When using the topaz-sdk TopazArmClient, setting REQUESTS_CA_BUNDLE is sufficient — no additional configuration is needed.
No fix planned
This is a standard TLS trust-store configuration requirement and not a Topaz bug. Bundling the certificate into the Python trust store is outside the scope of the emulator. Use the REQUESTS_CA_BUNDLE workaround described above.
ACR Tasks — multi-step task files not executed
Affected services: Azure Container Registry — ACR Tasks (FileTaskRunRequest, EncodedTaskRunRequest)
Topaz supports real Docker execution for DockerBuildRequest runs (introduced in v1.7-beta). However, multi-step task files submitted via FileTaskRunRequest (a .yaml file path) or EncodedTaskRunRequest (base64-encoded YAML) are not parsed or executed. These runs report provisioningState: Succeeded immediately without running any steps.
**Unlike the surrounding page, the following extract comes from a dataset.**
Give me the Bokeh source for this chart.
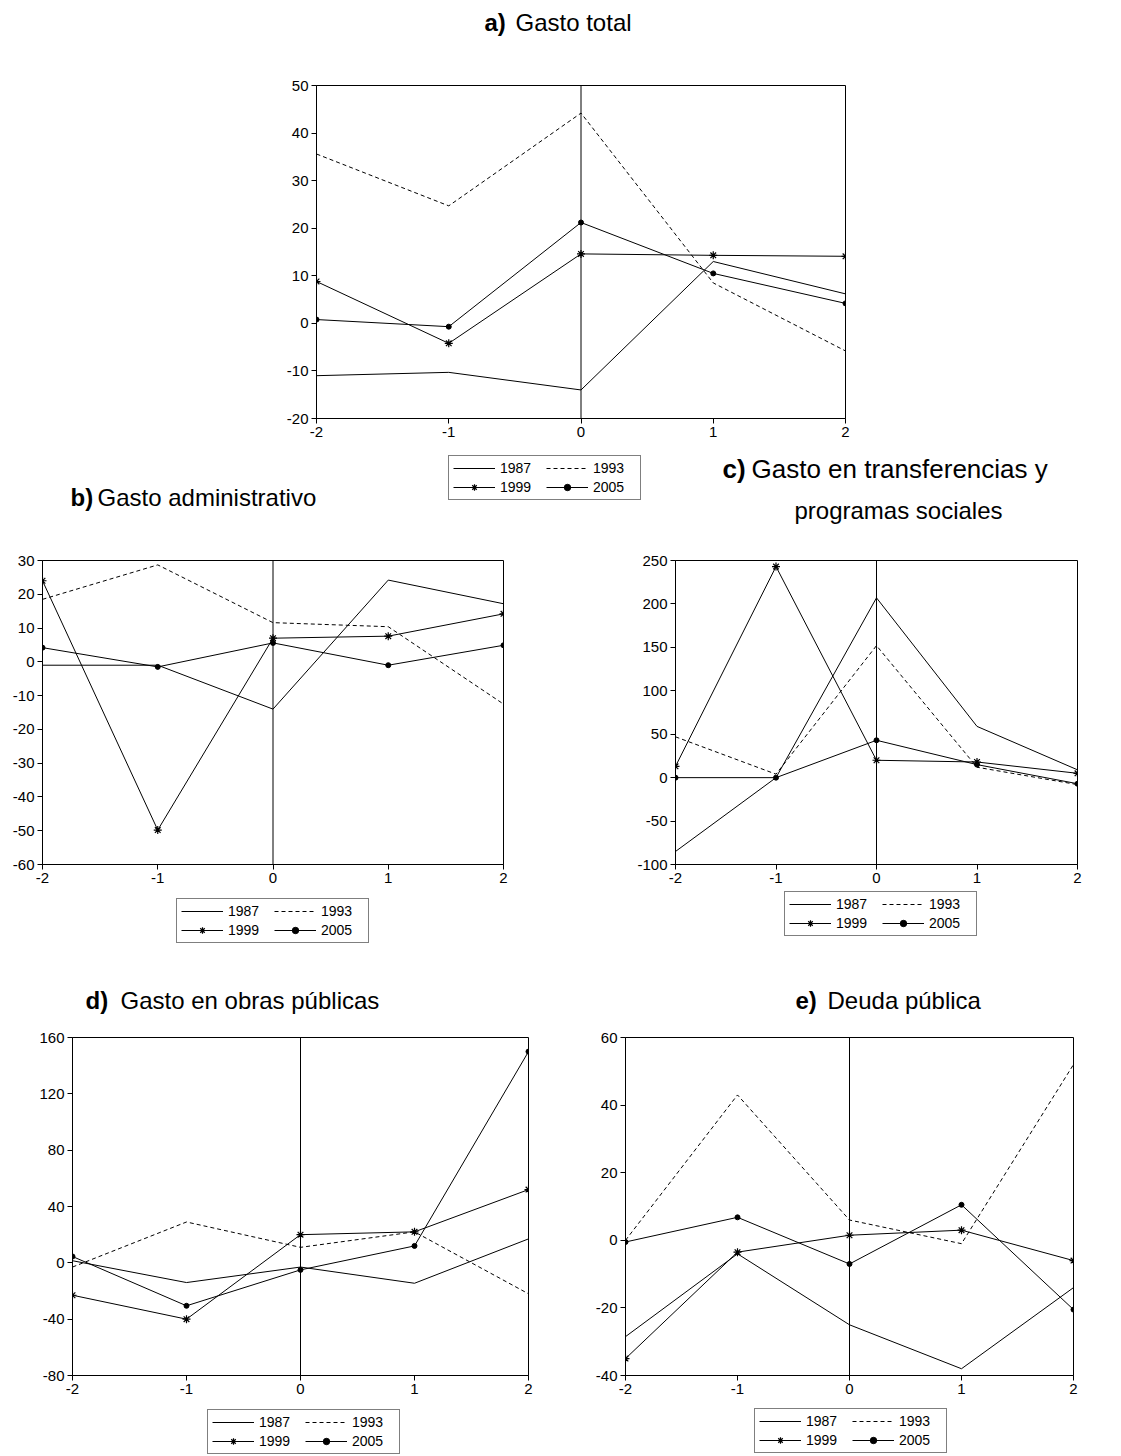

Multi-step task YAML supports build, push, and cmd step types with when dependency ordering, retry logic, and environment variables — see the ACR Tasks multi-step reference. None of these directives are evaluated by Topaz.
Impact
Workflows that use az acr run --file acr-task.yaml or pass encoded task YAML to scheduleRun will receive an immediate Succeeded response with no actual work performed. Step outputs, produced images, and push operations are all silently skipped.
DockerBuildRequest runs (az acr build, az acr run --cmd) are unaffected and execute real Docker builds when Docker is available on the host.
Workaround: run multi-step task files directly with docker run or a local task runner during development. Use DockerBuildRequest for steps that can be expressed as a single docker build plus optional push.
Planned fix — v1.11
Parse the task YAML from taskFilePath / encodedTaskContent and execute each step sequentially:
buildsteps →docker buildcmdsteps →docker runpushsteps →docker pushwhendependencies → topological step ordering
Stream combined per-step output to the log content endpoint (GET /v2/runs/{runId}/log). Transition the run through Queued → Running → Succeeded / Failed using the same async LRO pattern as DockerBuildRequest.